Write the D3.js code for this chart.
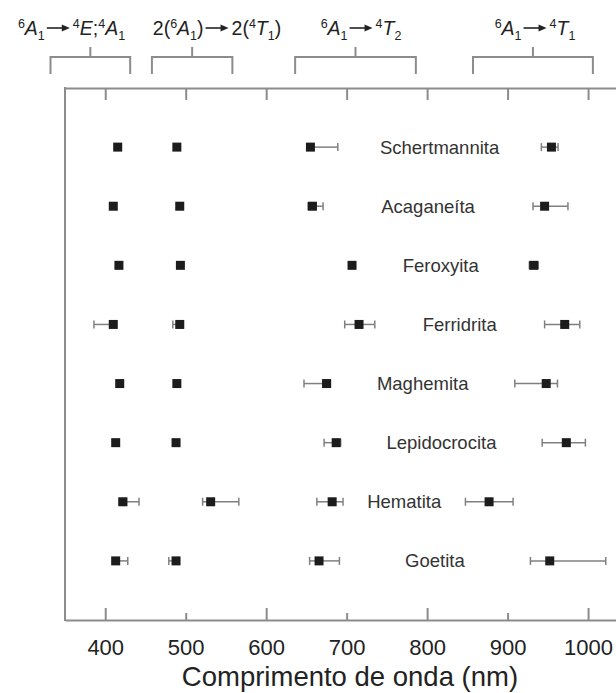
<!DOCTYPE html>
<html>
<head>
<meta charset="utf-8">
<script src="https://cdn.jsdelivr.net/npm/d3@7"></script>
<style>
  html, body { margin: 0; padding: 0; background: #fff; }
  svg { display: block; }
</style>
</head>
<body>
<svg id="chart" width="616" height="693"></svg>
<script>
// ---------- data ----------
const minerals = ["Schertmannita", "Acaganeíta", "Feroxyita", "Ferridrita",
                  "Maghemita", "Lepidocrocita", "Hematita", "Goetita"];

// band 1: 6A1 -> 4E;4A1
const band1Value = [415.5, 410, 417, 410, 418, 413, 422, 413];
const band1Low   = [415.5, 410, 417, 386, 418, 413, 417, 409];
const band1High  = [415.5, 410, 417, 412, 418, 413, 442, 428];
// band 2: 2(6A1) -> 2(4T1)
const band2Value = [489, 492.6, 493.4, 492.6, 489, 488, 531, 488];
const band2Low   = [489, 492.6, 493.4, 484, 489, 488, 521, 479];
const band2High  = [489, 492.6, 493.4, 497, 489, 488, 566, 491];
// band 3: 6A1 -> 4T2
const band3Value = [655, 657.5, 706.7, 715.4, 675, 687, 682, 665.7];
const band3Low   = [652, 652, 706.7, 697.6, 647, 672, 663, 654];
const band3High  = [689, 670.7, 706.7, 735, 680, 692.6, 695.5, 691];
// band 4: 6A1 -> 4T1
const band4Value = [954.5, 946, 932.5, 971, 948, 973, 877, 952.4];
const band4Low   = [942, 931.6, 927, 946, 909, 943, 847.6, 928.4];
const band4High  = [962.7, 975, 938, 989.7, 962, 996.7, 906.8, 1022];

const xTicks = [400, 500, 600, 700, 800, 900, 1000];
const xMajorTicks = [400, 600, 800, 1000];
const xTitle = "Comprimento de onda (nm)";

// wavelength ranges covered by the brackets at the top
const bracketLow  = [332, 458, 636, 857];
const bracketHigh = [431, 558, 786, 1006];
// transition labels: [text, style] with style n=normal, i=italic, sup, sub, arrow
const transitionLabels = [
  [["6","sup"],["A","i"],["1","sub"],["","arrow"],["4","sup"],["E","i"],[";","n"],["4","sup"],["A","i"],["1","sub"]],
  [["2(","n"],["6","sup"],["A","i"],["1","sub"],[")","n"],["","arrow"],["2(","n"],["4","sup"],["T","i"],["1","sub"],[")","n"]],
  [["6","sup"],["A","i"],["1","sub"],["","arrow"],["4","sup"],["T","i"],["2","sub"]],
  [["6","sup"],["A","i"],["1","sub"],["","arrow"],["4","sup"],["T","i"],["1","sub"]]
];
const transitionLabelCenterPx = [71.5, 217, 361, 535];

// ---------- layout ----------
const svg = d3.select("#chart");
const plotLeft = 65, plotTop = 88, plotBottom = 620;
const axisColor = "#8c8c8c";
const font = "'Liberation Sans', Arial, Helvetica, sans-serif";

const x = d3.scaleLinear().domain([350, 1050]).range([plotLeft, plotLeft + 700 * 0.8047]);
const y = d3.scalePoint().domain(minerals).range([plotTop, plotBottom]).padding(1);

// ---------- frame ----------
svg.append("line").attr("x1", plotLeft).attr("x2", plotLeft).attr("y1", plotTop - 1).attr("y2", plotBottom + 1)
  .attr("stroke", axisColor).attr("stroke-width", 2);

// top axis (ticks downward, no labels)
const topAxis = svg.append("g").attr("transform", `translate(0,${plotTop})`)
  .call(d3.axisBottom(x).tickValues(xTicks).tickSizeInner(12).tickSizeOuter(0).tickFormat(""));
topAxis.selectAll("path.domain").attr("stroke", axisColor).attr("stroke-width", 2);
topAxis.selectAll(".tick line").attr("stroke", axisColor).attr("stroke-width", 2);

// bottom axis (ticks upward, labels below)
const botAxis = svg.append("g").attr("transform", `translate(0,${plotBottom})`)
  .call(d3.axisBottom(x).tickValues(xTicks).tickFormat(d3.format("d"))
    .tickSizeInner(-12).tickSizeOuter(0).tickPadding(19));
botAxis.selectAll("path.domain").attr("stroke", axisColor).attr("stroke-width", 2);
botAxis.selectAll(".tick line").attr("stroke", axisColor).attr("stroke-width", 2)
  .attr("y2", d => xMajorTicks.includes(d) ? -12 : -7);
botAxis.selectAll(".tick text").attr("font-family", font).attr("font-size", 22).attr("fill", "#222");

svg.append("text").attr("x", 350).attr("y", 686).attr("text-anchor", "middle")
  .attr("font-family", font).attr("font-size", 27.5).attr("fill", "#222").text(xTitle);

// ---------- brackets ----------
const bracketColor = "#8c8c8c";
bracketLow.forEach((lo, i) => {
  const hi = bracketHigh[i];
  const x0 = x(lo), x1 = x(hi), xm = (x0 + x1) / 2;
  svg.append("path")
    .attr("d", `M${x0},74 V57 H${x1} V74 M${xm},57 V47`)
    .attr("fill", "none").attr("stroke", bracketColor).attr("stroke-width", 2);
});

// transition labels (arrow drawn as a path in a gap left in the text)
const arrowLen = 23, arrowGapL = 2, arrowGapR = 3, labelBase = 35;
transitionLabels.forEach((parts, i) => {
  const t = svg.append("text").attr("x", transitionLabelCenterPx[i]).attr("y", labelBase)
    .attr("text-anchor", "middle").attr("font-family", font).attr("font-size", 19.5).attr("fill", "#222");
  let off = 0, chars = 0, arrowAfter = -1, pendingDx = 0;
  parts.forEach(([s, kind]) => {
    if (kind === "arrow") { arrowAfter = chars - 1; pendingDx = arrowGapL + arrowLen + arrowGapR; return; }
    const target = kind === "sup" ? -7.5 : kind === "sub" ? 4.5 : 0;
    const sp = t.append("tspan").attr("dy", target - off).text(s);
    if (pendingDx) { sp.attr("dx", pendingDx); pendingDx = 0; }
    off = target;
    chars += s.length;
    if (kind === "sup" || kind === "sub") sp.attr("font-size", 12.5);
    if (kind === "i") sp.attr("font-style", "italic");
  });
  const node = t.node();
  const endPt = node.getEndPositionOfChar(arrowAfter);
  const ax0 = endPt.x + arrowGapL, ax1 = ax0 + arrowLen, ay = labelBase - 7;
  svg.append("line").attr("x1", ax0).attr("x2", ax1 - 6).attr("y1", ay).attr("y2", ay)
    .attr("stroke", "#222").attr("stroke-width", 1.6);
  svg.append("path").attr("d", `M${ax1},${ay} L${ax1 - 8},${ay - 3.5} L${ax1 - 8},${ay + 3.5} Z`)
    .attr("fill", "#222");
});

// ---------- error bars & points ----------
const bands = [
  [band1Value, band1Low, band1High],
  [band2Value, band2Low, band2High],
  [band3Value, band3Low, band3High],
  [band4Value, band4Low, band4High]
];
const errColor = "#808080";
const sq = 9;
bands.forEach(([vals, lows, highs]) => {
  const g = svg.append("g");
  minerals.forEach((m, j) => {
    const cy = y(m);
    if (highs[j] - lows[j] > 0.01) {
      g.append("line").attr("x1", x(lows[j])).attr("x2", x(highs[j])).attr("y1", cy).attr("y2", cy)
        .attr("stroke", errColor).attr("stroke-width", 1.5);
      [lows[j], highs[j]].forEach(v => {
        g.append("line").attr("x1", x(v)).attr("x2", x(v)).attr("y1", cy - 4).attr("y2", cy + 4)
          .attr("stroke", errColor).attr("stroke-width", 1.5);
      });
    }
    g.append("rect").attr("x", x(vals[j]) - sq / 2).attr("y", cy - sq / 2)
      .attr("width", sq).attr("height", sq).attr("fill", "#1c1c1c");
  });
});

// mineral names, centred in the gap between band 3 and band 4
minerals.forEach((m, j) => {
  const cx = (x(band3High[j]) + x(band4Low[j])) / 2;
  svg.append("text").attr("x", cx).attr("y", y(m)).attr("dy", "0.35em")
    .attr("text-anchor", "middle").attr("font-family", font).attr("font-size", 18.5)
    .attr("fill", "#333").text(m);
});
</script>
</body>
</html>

----------

**Given task**:
Please repeat exactly the data above from its first line to the line that contains "const transitionLabelCenterPx = [71.5, 217, 361, 535];", inclusive, and leave every picture out.

**The answer**:
Write the D3.js code for this chart.
<!DOCTYPE html>
<html>
<head>
<meta charset="utf-8">
<script src="https://cdn.jsdelivr.net/npm/d3@7"></script>
<style>
  html, body { margin: 0; padding: 0; background: #fff; }
  svg { display: block; }
</style>
</head>
<body>
<svg id="chart" width="616" height="693"></svg>
<script>
// ---------- data ----------
const minerals = ["Schertmannita", "Acaganeíta", "Feroxyita", "Ferridrita",
                  "Maghemita", "Lepidocrocita", "Hematita", "Goetita"];

// band 1: 6A1 -> 4E;4A1
const band1Value = [415.5, 410, 417, 410, 418, 413, 422, 413];
const band1Low   = [415.5, 410, 417, 386, 418, 413, 417, 409];
const band1High  = [415.5, 410, 417, 412, 418, 413, 442, 428];
// band 2: 2(6A1) -> 2(4T1)
const band2Value = [489, 492.6, 493.4, 492.6, 489, 488, 531, 488];
const band2Low   = [489, 492.6, 493.4, 484, 489, 488, 521, 479];
const band2High  = [489, 492.6, 493.4, 497, 489, 488, 566, 491];
// band 3: 6A1 -> 4T2
const band3Value = [655, 657.5, 706.7, 715.4, 675, 687, 682, 665.7];
const band3Low   = [652, 652, 706.7, 697.6, 647, 672, 663, 654];
const band3High  = [689, 670.7, 706.7, 735, 680, 692.6, 695.5, 691];
// band 4: 6A1 -> 4T1
const band4Value = [954.5, 946, 932.5, 971, 948, 973, 877, 952.4];
const band4Low   = [942, 931.6, 927, 946, 909, 943, 847.6, 928.4];
const band4High  = [962.7, 975, 938, 989.7, 962, 996.7, 906.8, 1022];

const xTicks = [400, 500, 600, 700, 800, 900, 1000];
const xMajorTicks = [400, 600, 800, 1000];
const xTitle = "Comprimento de onda (nm)";

// wavelength ranges covered by the brackets at the top
const bracketLow  = [332, 458, 636, 857];
const bracketHigh = [431, 558, 786, 1006];
// transition labels: [text, style] with style n=normal, i=italic, sup, sub, arrow
const transitionLabels = [
  [["6","sup"],["A","i"],["1","sub"],["","arrow"],["4","sup"],["E","i"],[";","n"],["4","sup"],["A","i"],["1","sub"]],
  [["2(","n"],["6","sup"],["A","i"],["1","sub"],[")","n"],["","arrow"],["2(","n"],["4","sup"],["T","i"],["1","sub"],[")","n"]],
  [["6","sup"],["A","i"],["1","sub"],["","arrow"],["4","sup"],["T","i"],["2","sub"]],
  [["6","sup"],["A","i"],["1","sub"],["","arrow"],["4","sup"],["T","i"],["1","sub"]]
];
const transitionLabelCenterPx = [71.5, 217, 361, 535];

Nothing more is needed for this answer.